HEALTH-CARE FIXES SHOULD FOCUS ON QUALITY
February 2, 2006
Like President Bush, Harvard Business School professor Michael Porter believes that competition can solve much of what ails the U.S. health-care industry. However, Porter believes the president is making a big mistake by focusing mostly on cost. The real problem in health care, he argues, is a lack of good information on quality and outcomes. And without that information any effort to drive down costs through competition will backfire.
According to Porter:
- People who use the president's favored Health Savings Accounts might try to save money by avoiding cost-effective drugs or preventive treatments, while spending money on costly but ineffective procedures.

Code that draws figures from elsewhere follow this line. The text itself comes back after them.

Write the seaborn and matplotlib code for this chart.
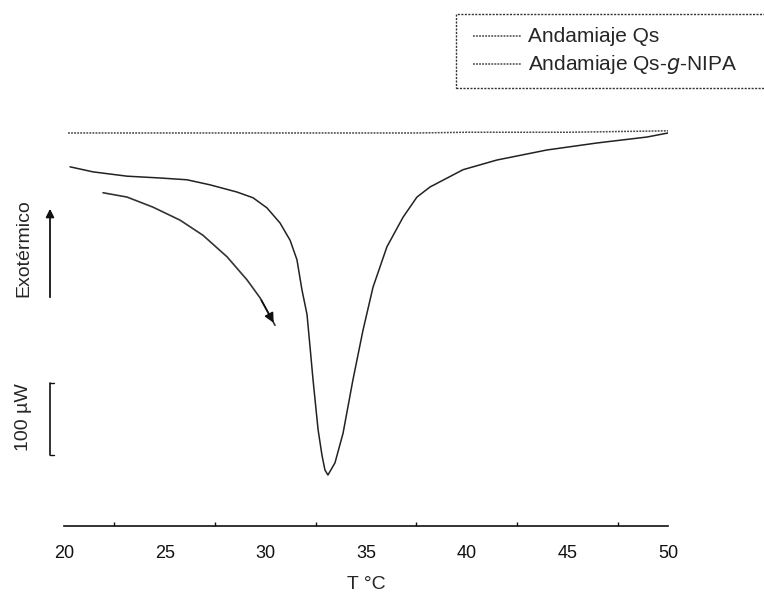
import matplotlib
matplotlib.use("Agg")
import matplotlib.pyplot as plt
from matplotlib.patches import Rectangle, FancyArrowPatch
import numpy as np
import pandas as pd
import seaborn as sns

# Temperature (°C) and relative heat flow (µW) for each scaffold
temp_qs = [20.2, 22.5, 25.0, 27.5, 30.0, 32.5, 35.0, 37.5, 40.0, 42.5, 45.0, 47.5, 50.0]
flow_qs = [0, 0, 0, 0, 0, 0, 0, 0, 1, 1, 1, 2, 3]

temp_nipa = [20.3, 21.44, 23.13, 24.77, 26.11, 27.25, 28.59, 29.39, 30.08,
             30.73, 31.23, 31.57, 31.82, 32.07, 32.22, 32.37, 32.62, 32.81,
             32.96, 33.11, 33.46, 33.86, 34.35, 34.85, 35.35, 36.04, 36.84,
             37.53, 38.18, 39.82, 41.51, 43.99, 46.47, 48.96, 50.0]
flow_nipa = [-47, -54, -60, -62.5, -65, -72, -82, -90, -104,
             -125, -149, -176, -218, -252, -297, -343, -412, -447,
             -468, -475, -458, -417, -343, -274, -214, -158, -117,
             -89, -75, -51, -37.5, -23.6, -13.9, -5.6, 0]

# Heating-direction arrow path
temp_arrow = [21.94, 23.13, 24.42, 25.76, 26.90, 28.10, 29.09, 29.74, 30.48]
flow_arrow = [-83, -89, -103, -121, -142, -172, -204, -229, -267]

xticks = [20, 25, 30, 35, 40, 45, 50]
series_labels = ["Andamiaje Qs", "Andamiaje Qs-$g$-NIPA"]

sns.set_style("white")
plt.rcParams["font.family"] = ["Liberation Sans", "DejaVu Sans"]

fig = plt.figure(figsize=(7.64, 5.99), dpi=100)
ax = fig.add_axes([64 / 764, 1 - 526 / 599, 604 / 764, 426 / 599])

df_qs = pd.DataFrame({"T": temp_qs, "q": flow_qs})
df_nipa = pd.DataFrame({"T": temp_nipa, "q": flow_nipa})
df_arrow = pd.DataFrame({"T": temp_arrow, "q": flow_arrow})

sns.lineplot(data=df_qs, x="T", y="q", ax=ax, color="#444444", lw=1.1,
             linestyle=(0, (1.2, 0.8)), sort=False)
sns.lineplot(data=df_nipa, x="T", y="q", ax=ax, color="#222222", lw=1.1,
             sort=False)
sns.lineplot(data=df_arrow, x="T", y="q", ax=ax, color="#333333", lw=1.2,
             sort=False)
ax.annotate("", xy=(temp_arrow[-1], flow_arrow[-1]),
            xytext=(temp_arrow[-2], flow_arrow[-2]),
            arrowprops=dict(arrowstyle="-|>", color="#111111", lw=1.2,
                            mutation_scale=14))

ax.set_xlim(20, 50)
ax.set_ylim(-545.8, 45.8)
for side in ["top", "left", "right"]:
    ax.spines[side].set_visible(False)
ax.spines["bottom"].set_color("#111111")
ax.spines["bottom"].set_linewidth(1.2)
ax.set_yticks([])
ax.set_xticks(xticks)
ax.set_xticklabels([str(t) for t in xticks])
ax.set_xticks([22.5, 27.5, 32.5, 37.5, 42.5, 47.5], minor=True)
ax.tick_params(axis="x", which="major", direction="in", length=8, width=1.1,
               colors="#111111", labelsize=13, pad=14)
ax.tick_params(axis="x", which="minor", direction="in", length=3, width=1.0,
               colors="#111111", bottom=True)
ax.set_xlabel("T °C", fontsize=14, labelpad=10)
ax.set_ylabel("")

# Exothermic direction arrow and label
fig.add_artist(FancyArrowPatch((50 / 764, 1 - 300 / 599), (50 / 764, 1 - 206 / 599),
                               transform=fig.transFigure, arrowstyle="-|>",
                               mutation_scale=12, color="#111111", lw=1.3))
fig.text(24 / 764, 1 - 248 / 599, "Exotérmico", rotation=90, ha="center",
         va="center", fontsize=14)

# 100 µW scale bar
fig.add_artist(plt.Line2D([50 / 764, 50 / 764], [1 - 383 / 599, 1 - 455 / 599],
                          transform=fig.transFigure, color="#111111", lw=1.2))
for yp in (383, 455):
    fig.add_artist(plt.Line2D([50 / 764, 54 / 764], [1 - yp / 599, 1 - yp / 599],
                              transform=fig.transFigure, color="#111111", lw=1.0))
fig.text(24 / 764, 1 - 417 / 599, "100 µW", rotation=90, ha="center",
         va="center", fontsize=14)

# Legend box
fig.add_artist(Rectangle((456 / 764, 1 - 88 / 599), 330 / 764, 74 / 599,
                         transform=fig.transFigure, fill=False,
                         edgecolor="#333333", lw=1.0, linestyle=(0, (1.5, 1)),
                         clip_on=False))
for i, (lab, yp) in enumerate(zip(series_labels, (36, 64))):
    fig.add_artist(plt.Line2D([473 / 764, 521 / 764], [1 - yp / 599, 1 - yp / 599],
                              transform=fig.transFigure, color="#444444", lw=1.1,
                              linestyle=(0, (1.2, 0.8))))
    fig.text(528 / 764, 1 - yp / 599, lab, ha="left", va="center", fontsize=15)

fig.savefig("out.png", dpi=100, facecolor="white")
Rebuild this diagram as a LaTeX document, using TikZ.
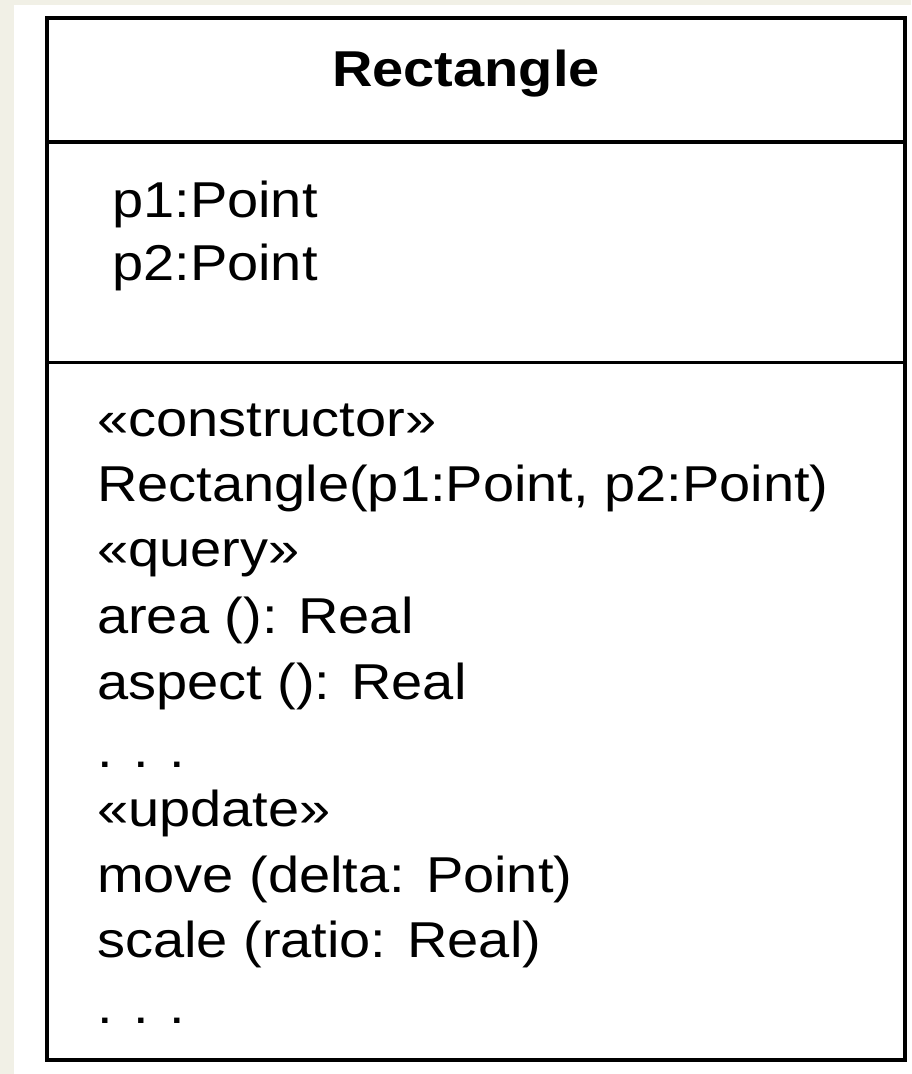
\documentclass[tikz,border=0pt]{standalone}
\usepackage{graphicx}
\usepackage{fontspec}
\setmainfont{Liberation Sans}
\definecolor{paper}{RGB}{241,240,230}
% glyphs are set slightly narrower in height than in width
\newcommand{\flatline}[1]{\scalebox{1}[0.9]{#1}}
\begin{document}
\begin{tikzpicture}[x=1pt,y=-1pt,
  frame/.style={draw=black,line width=3.8pt},
  txt/.style={anchor=base west,inner sep=0pt,font=\fontsize{56}{64}\selectfont},
  ttl/.style={anchor=base,inner sep=0pt,font=\fontsize{56}{64}\selectfont\bfseries}]
\useasboundingbox (0,0) rectangle (911,1074);
\fill[paper] (0,0) rectangle (911,1074);
\fill[white] (14,5) rectangle (911,1074);
% class compartments
\draw[frame] (47,18) rectangle (905,1060);
\draw[frame] (47,142) -- (905,142);
\draw[frame] (47,362.5) -- (905,362.5);
% name compartment
\node[ttl] (name) at (466,86.5) {\flatline{Rectangle}};
% attribute compartment
\node[txt] (a1) at (112,217) {\flatline{p1:Point}};
\node[txt] (a2) at (112,280) {\flatline{p2:Point}};
% operation compartment
\node[txt] (o1) at (97,436) {\flatline{«constructor»}};
\node[txt] (o2) at (97,501) {\flatline{Rectangle(p1:Point, p2:Point)}};
\node[txt] (o3) at (97,566) {\flatline{«query»}};
\node[txt] (o4) at (97,633) {\flatline{area (): Real}};
\node[txt] (o5) at (97,699) {\flatline{aspect (): Real}};
\node[txt] (o6) at (97,767) {\flatline{. . .}};
\node[txt] (o7) at (97,826) {\flatline{«update»}};
\node[txt] (o8) at (97,892) {\flatline{move (delta: Point)}};
\node[txt] (o9) at (97,957) {\flatline{scale (ratio: Real)}};
\node[txt] (o10) at (97,1023) {\flatline{. . .}};
\end{tikzpicture}
\end{document}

- Much of the effort to drive up value needs to happen in the private sector; health-care providers, insurers, and employers on have to do their part to make the system work.
- Government should take the lead in measuring health-care quality and outcomes; the government can establish standards for good, risk-adjusted measurements, and then require providers to report them.
For President Bush, there's an opportunity in this, says Alan Murray of the Wall Street Journal. The health-care system seems ripe, not for a grand fix, but for a governmental push in the right direction. If competition is going to rescue the U.S. health-care system, it will have to be competition on price and quality.
Source: Alan Murray, "Health-Care Fixes Should Focus on Quality," Wall Street Journal, February 1, 2006; and Michael E. Porter and Elizabeth Olmsted Teisberg, "Redefining Health Care: Creating Value-Based Competition on Results," Harvard Business School Press, May 25, 2006.